Amid significant hikes in fuel prices in 2026, South African drivers are cutting back on travel to manage household expenses. In April, petrol prices surged by R3.06 per litre, while diesel hit a record increase of R7.51 per litre. The government attempted to mitigate the financial burden with a temporary R3 per litre tax relief. However, prices continued to rise in May, with petrol and diesel climbing by R3.27 and R6.18 per litre, respectively.
Data from Discovery Insure reveals that these price hikes have led to a substantial reduction in travel. In April, fuel purchases dropped by 35 percent, and the number of trips taken decreased by 10 percent. The overall driving distance also fell by 9 percent, even during the typically busy Easter holiday period. According to Discovery Insure CEO Robert Attwell, the rising fuel costs are pushing motorists to be more discerning about their vehicle usage.
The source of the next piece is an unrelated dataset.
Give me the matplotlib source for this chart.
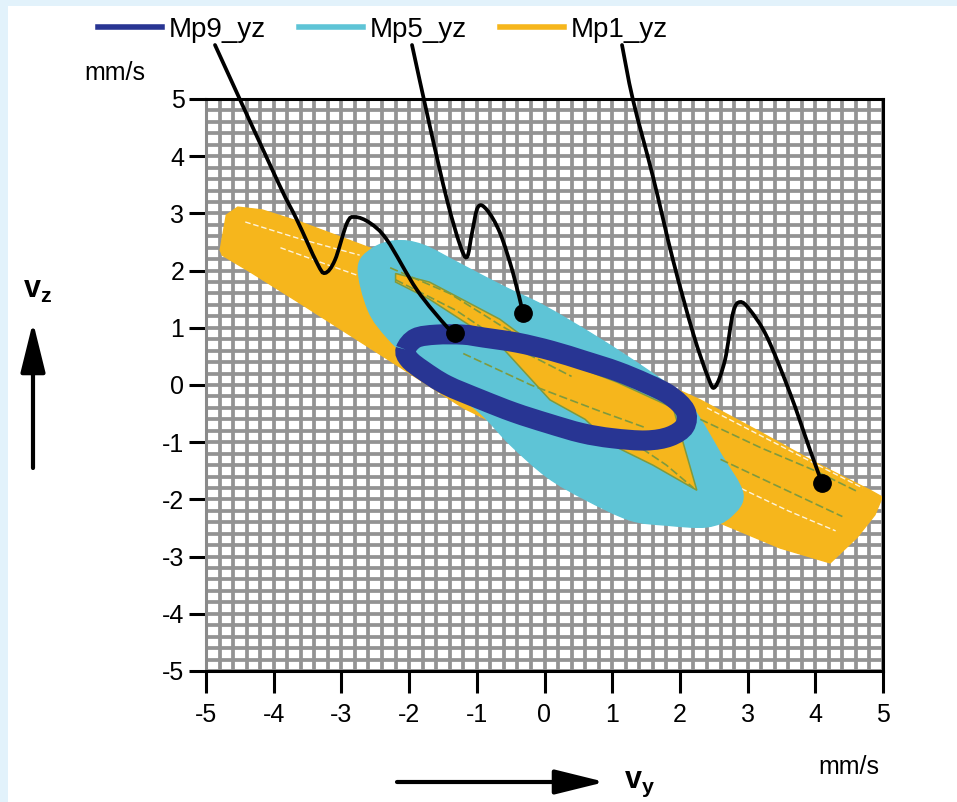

Further insights from Discovery Bank show that most fuel expenditures are now concentrated on essential travel, such as commuting, school transport, and shopping. Meanwhile, ride-hailing services are gaining popularity, particularly among younger consumers aged 18 to 30, as they seek alternatives to using personal vehicles.
Looking ahead, diesel users might find some relief with expected wholesale price reductions of up to R2.44 per litre. Conversely, petrol prices are projected to rise by approximately R1.69 per litre. The National Treasury is poised to begin phasing out the temporary fuel levy relief from June onwards, contingent on the stabilization of fuel prices.